Weser Report: Herr Brackmann, wie hilft die Bundesregierung den Binnenschiffern, die wegen der niedrigen Wasserstände seit Monaten nicht voll beladen fahren können?
Norbert Brackmann: Die Situation ist für die Binnenschiffer derzeit schwierig. Ich stehe mit dem Bundesverband der Deutschen Binnenschifffahrt in Kontakt. Dabei geht es aber nicht um eine Förderung, sondern vor allem darum, wie sich die Binnenschiffer künftig ausrichten müssen, wenn solche Ereignisse wie die lang anhaltende Trockenzeit in diesem Sommer häufiger zu erwarten sind. Möglicherweise müssen die Schiffe flacher und dafür breiter werden. Das hat Auswirkungen auf die Infrastruktur, erfordert aber auch ein erhebliches Investment der Wirtschaft.
Gibt es da keine Probleme mit den Kanälen, deren Größe sich ja nach den bisherigen Schiffen richtet?
Das sind genau die Fragen, die der Bundesverband der Binnenschifffahrt jetzt erstmals adressiert hat. Hinzu kommt, dass die Trockenfrachter im Durchschnitt 62 Jahre alt sind. Deshalb steht die Branche ohnehin vor großen Veränderungen. Und dazu gehört auch, dass die Digitalisierung auch vor den Binnenschifffahrt nicht Halt macht. Wir werden sicherlich in den nächsten Jahren Entwicklungen sehen wie autonom fahrende Binnenschiffe, zumindest im Test und möglicherweise auch auf deutschen Flüssen und Kanälen.
Wo sind Teststrecken schon geplant?
Im Hamburger Hafen ist ein digitales Testfeld geplant. Dort können außer Seeschiffen auch Binnenschiffe fahren. Die stehen dort zwar nicht besonders im Fokus, bieten aber deutlich bessere Voraussetzungen für autonomes Fahren, denn im Gegensatz zu den Meeren sind die Flüsse und Kanäle ja begrenzt. Das macht den Einsatz von Sensorik einfacher.

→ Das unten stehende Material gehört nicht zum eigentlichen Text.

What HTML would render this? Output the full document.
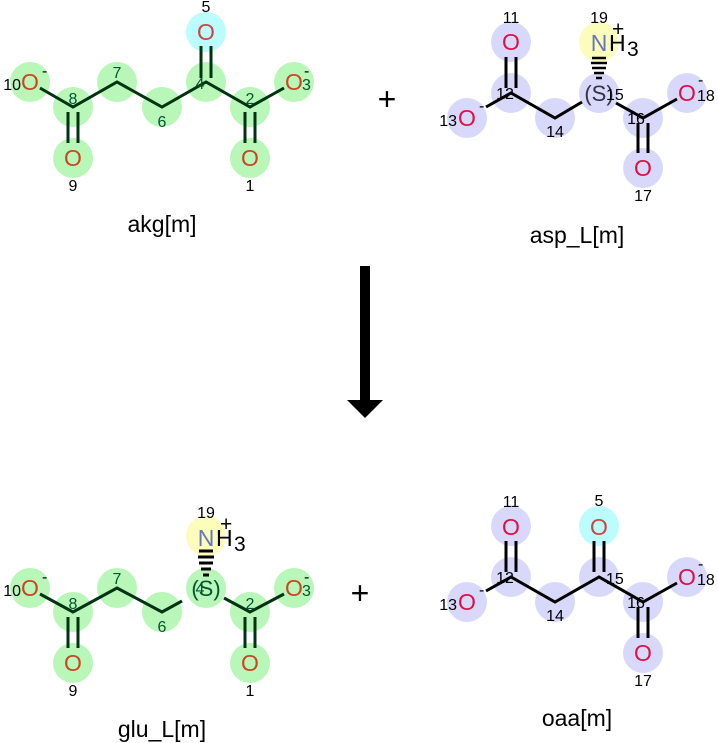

Wann fahren die ersten Schiffe autonom?
Erst vor wenigen Wochen hat eine italienische Werft den Auftrag erhalten, ein Seeschiff zu bauen, das autonom fahren kann. Von 2022 an soll es völlig autonom drei Häfen in Norwegen anlaufen. Dort werden wir Erfahrungen sammeln, was solch ein Schiff in der Seefahrt leisten kann.
Wie kommen die zuletzt arg gebeutelten deutschen Schiffbauer da ins Geschäft?
Überall dort, wo Hightech gebraucht wird, entwickelt sich ein Markt gerade für deutsche Schiffbauer und deren Zulieferer.
Bremen und Hamburg sind gegenüber ihren Hauptkonkurrenten Rotterdam und Antwerpen zurückgefallen. Warum?
Wir haben in Deutschland zwei große Probleme: Das sind die Zufahrten zu unseren Seehäfen in Hamburg und Bremen. Die Vertiefung der Unterelbe kann erst jetzt rechtssicher durchgeführt werden. Die Baggerarbeiten werden bestimmt noch zwei, drei Jahre dauern.
Und wie sieht es für die Weser aus?
Für die Vertiefung der Weser haben wir das Verfahren so geändert, dass wir hoffen, vor Gericht zumindest für die Außenweser schnell ein rechtskräftiges Urteil zu bekommen. Und dann hoffentlich bald auch für die Vertiefung der Mittelweser. Ein Gerichtstermin gibt es noch nicht.
Warum können die großen Schiffe nicht nach Wilhelmshaven fahren, wo ja eigens für sie ein Tiefwasserhafen gebaut wurde?
Wir haben keinen staatlichen Dirigismus. Das entscheidet der Markt. Und der nimmt Wilhelmshaven immer besser an. Allerdings bekommen wir immer zu hören, dort fehlten ausreichend Anbindungen ans Hinterland. Aber der Druck aus dem Markt ist nicht da, um die Anbindung ans Hinterland weiter zu verbessern. Allerdings gibt es ja eine Schienenanbindung. Deshalb muss es andere Gründe geben, die gegen Wilhelmshaven ins Feld geführt werden.
Welche könnten das denn sein?
Ich weiß es nicht. Aber wenn sich Weltwirtschaft und Warenströme so weiter entwickeln wie bisher, brauchen wir in Deutschland mehr Hafenkapazitäten. Wir können auch nicht davon ausgehen, dass wir auf absehbare Zeit Elbe und Weser weiter vertiefen und ausbauen können. Damit hat auch Wilhelmshaven eine Perspektive. Da schlummern noch Reserven.